There is also a broader cultural cost to abandoning nuanced readings. When we default to the most alarmist interpretation, we discourage engagement with complexity and reward surface-level analysis. This fosters a culture where works are judged by isolated lines rather than by structure, intent, and interaction. Over time, this habit weakens critical thinking, replacing interpretation with instinctive moral reaction.
Importantly, media literacy does not mean refusing to critique older works. It means critiquing them accurately. A well-informed critique might argue that the social norms depicted in the song are restrictive or that the need for coded language reflects an unjust system. These are meaningful discussions. Declaring the song predatory, however, bypasses those conversations entirely by misunderstanding what is actually being portrayed.
The persistence of this debate suggests that media literacy is increasingly necessary in an era of rapid, decontextualized consumption.

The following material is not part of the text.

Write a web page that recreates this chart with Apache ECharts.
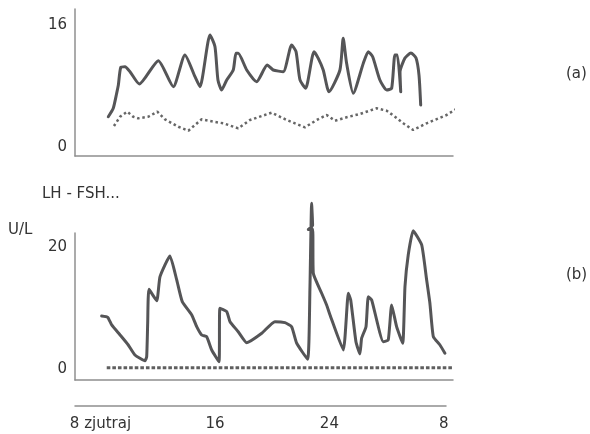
<!DOCTYPE html>
<html>
<head>
<meta charset="utf-8">
<script src="https://cdn.jsdelivr.net/npm/echarts@6/dist/echarts.min.js"></script>
<style>
  html, body { margin: 0; padding: 0; background: #fff; }
  #chart { width: 590px; height: 434px; }
</style>
</head>
<body>
<div id="chart"></div>
<script>
// (a) puna crta - ure in vrednosti
var aSolidHours = [8.35, 8.70, 8.94, 9.06, 9.23, 9.53, 9.88, 10.54, 11.88, 12.94, 13.76, 14.47, 14.82, 15.53, 15.88, 16.09, 16.35, 16.71, 17.17, 17.36, 17.52, 18.12, 18.82, 19.57, 19.99, 20.70, 21.29, 21.60, 21.88, 22.28, 22.87, 23.17, 23.52, 23.93, 24.70, 24.93, 25.17, 25.64, 26.35, 26.70, 27.01, 27.52, 28.00, 28.35, 28.58, 28.75, 28.99, 28.94, 29.29, 29.71, 30.07, 30.28, 30.40];
var aSolidValues = [3.97, 5.08, 7.04, 8.13, 10.45, 10.53, 9.88, 8.26, 11.32, 7.91, 12.07, 9.22, 7.91, 14.69, 13.15, 8.79, 7.48, 8.79, 10.10, 12.29, 12.29, 10.10, 8.56, 10.75, 10.10, 9.88, 13.38, 12.50, 8.79, 7.70, 12.50, 11.63, 10.10, 7.25, 10.10, 14.26, 10.98, 7.04, 10.98, 12.50, 11.84, 8.79, 7.48, 7.70, 12.07, 12.07, 7.25, 9.84, 11.67, 12.33, 11.67, 9.44, 5.51];

// (a) pikčasta crta
var aDottedHours = [8.75, 9.18, 9.69, 10.11, 10.47, 11.17, 11.81, 12.35, 13.29, 14.00, 14.47, 14.94, 15.76, 16.47, 17.52, 18.35, 19.88, 20.94, 22.23, 23.06, 23.76, 24.35, 25.17, 26.11, 27.29, 28.00, 28.58, 29.17, 29.87, 30.82, 32.23, 33.24];
var aDottedValues = [2.75, 3.97, 4.63, 3.97, 3.76, 3.97, 4.63, 3.63, 2.66, 2.14, 2.89, 3.63, 3.32, 3.11, 2.45, 3.54, 4.50, 3.54, 2.58, 3.54, 4.20, 3.45, 3.90, 4.33, 5.08, 4.76, 3.97, 3.11, 2.23, 3.11, 4.20, 5.38];

// (b) LH
var bSolidHours = [7.88, 8.31, 8.59, 9.18, 9.76, 10.23, 10.94, 11.06, 11.13, 11.22, 11.77, 12.00, 12.70, 13.18, 13.57, 14.24, 14.59, 14.94, 15.29, 15.65, 16.16, 16.23, 16.71, 16.94, 17.52, 18.12, 19.18, 20.11, 20.82, 21.29, 21.65, 22.42, 22.58, 22.70, 22.77, 22.47, 22.77, 22.82, 23.41, 23.76, 24.00, 24.94, 25.29, 25.46, 25.83, 26.11, 26.23, 26.54, 26.70, 26.94, 27.76, 28.11, 28.35, 28.70, 29.13, 29.29, 29.52, 29.87, 30.47, 30.82, 31.05, 31.29, 31.76, 32.11];
var bSolidValues = [8.70, 8.48, 7.23, 5.60, 3.96, 2.33, 1.40, 2.06, 7.50, 13.05, 11.19, 15.11, 18.48, 14.57, 11.03, 8.86, 6.95, 5.60, 5.32, 3.15, 1.24, 9.95, 9.40, 7.77, 6.13, 4.34, 5.87, 7.77, 7.60, 6.95, 4.24, 1.63, 12.94, 27.08, 23.50, 22.80, 22.90, 15.66, 12.40, 10.49, 8.86, 3.15, 12.40, 11.31, 4.50, 2.50, 5.06, 6.95, 11.84, 11.31, 4.50, 4.78, 10.49, 6.95, 4.24, 13.47, 18.65, 22.61, 20.28, 14.57, 10.77, 5.32, 3.96, 2.61];

// (b) FSH
var bDottedHours = [8.24, 32.65];
var bDottedValues = [0.25, 0.25];

var xTickHours = [8, 16, 24, 32];
var xTickLabels = ['8 zjutraj', '16', '24', '8'];
var aTickValues = [0, 16];
var bTickValues = [0, 20];

function pairs(xs, ys) {
  return xs.map(function (x, i) { return [x, ys[i]]; });
}

var font = 'DejaVu Sans';
var axisGrey = '#8f8f8f';
var lineGrey = '#555557';

var myChart = echarts.init(document.getElementById('chart'));

function panelX(gridIndex) {
  return {
    type: 'value', gridIndex: gridIndex, min: 6, max: 32.68,
    axisLine: { show: true, onZero: false, lineStyle: { color: axisGrey, width: 1.5 } },
    axisTick: { show: false }, axisLabel: { show: false }, splitLine: { show: false }
  };
}
function panelY(gridIndex, min, max, ticks) {
  return {
    type: 'value', gridIndex: gridIndex, min: min, max: max,
    axisLine: { show: true, onZero: false, lineStyle: { color: axisGrey, width: 1.5 } },
    axisTick: { show: false }, splitLine: { show: false },
    axisLabel: { customValues: ticks, margin: 8, color: '#333', fontFamily: font, fontSize: 15 }
  };
}

var option = {
  animation: false,
  title: [
    { text: 'LH - FSH...', left: 42, top: 187, padding: 0, textStyle: { fontFamily: font, fontSize: 15, fontWeight: 'normal', color: '#333' } },
    { text: 'U/L', left: 8, top: 223, padding: 0, textStyle: { fontFamily: font, fontSize: 15, fontWeight: 'normal', color: '#333' } },
    { text: '(a)', left: 566, top: 67, padding: 0, textStyle: { fontFamily: font, fontSize: 15, fontWeight: 'normal', color: '#333' } },
    { text: '(b)', left: 566, top: 268, padding: 0, textStyle: { fontFamily: font, fontSize: 15, fontWeight: 'normal', color: '#333' } }
  ],
  grid: [
    { left: 75, right: 137, top: 9, height: 147 },
    { left: 75, right: 137, top: 233, height: 147 },
    { left: 75, right: 144, top: 405, height: 1 }
  ],
  xAxis: [
    panelX(0),
    panelX(1),
    {
      type: 'value', gridIndex: 2, min: 6.22, max: 32.15,
      axisLine: { show: true, onZero: false, lineStyle: { color: axisGrey, width: 1.5 } },
      axisTick: { show: false }, splitLine: { show: false },
      axisLabel: {
        customValues: xTickHours, margin: 11, color: '#333', fontFamily: font, fontSize: 15,
        formatter: function (v) { return xTickLabels[xTickHours.indexOf(v)]; }
      }
    }
  ],
  yAxis: [
    panelY(0, -1.18, 18.1, aTickValues),
    panelY(1, -1.75, 22.23, bTickValues),
    { type: 'value', gridIndex: 2, show: false }
  ],
  series: [
    {
      type: 'line', xAxisIndex: 0, yAxisIndex: 0, clip: false, showSymbol: false, smooth: 0.2,
      data: pairs(aSolidHours, aSolidValues),
      lineStyle: { color: lineGrey, width: 3, cap: 'round', join: 'round' }
    },
    {
      type: 'line', xAxisIndex: 0, yAxisIndex: 0, clip: false, showSymbol: false,
      data: pairs(aDottedHours, aDottedValues),
      lineStyle: { color: '#666', width: 2.5, type: [2.5, 2.8] }
    },
    {
      type: 'line', xAxisIndex: 1, yAxisIndex: 1, clip: false, showSymbol: false, smooth: 0.15,
      data: pairs(bSolidHours, bSolidValues),
      lineStyle: { color: lineGrey, width: 3, cap: 'round', join: 'round' }
    },
    {
      type: 'line', xAxisIndex: 1, yAxisIndex: 1, clip: false, showSymbol: false,
      data: pairs(bDottedHours, bDottedValues),
      lineStyle: { color: '#5f5f5f', width: 3, type: [3.6, 2] }
    }
  ]
};
myChart.setOption(option);
</script>
</body>
</html>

Quotes circulate without performances, lyrics without music, and judgments without analysis. In such an environment, the skill of close reading becomes not just academic, but essential. Without it, we risk losing our ability to distinguish between what a work depicts, what it endorses, and what it critiques simply by existing.
Ultimately, Baby, It’s Cold Outside endures not because it is controversial, but because it captures a moment when desire, restraint, and social expectation collided in subtle ways. Understanding that collision requires more than a modern checklist of acceptable language; it requires literacy in how stories, songs, and performances communicate meaning. When we apply that literacy, the song becomes less a moral battleground and more a lesson in why careful reading still matters.
TL;DR
The controversy around Baby, It’s Cold Outside is less about the song itself and more about how modern audiences read media. When historical context, genre, and subtext are ignored, flirtation is mistaken for coercion and coded language is read as literal threat. Media literacy allows us to critique older works accurately rather than flatten them into moral misunderstandings, preserving nuance, agency, and honest cultural analysis.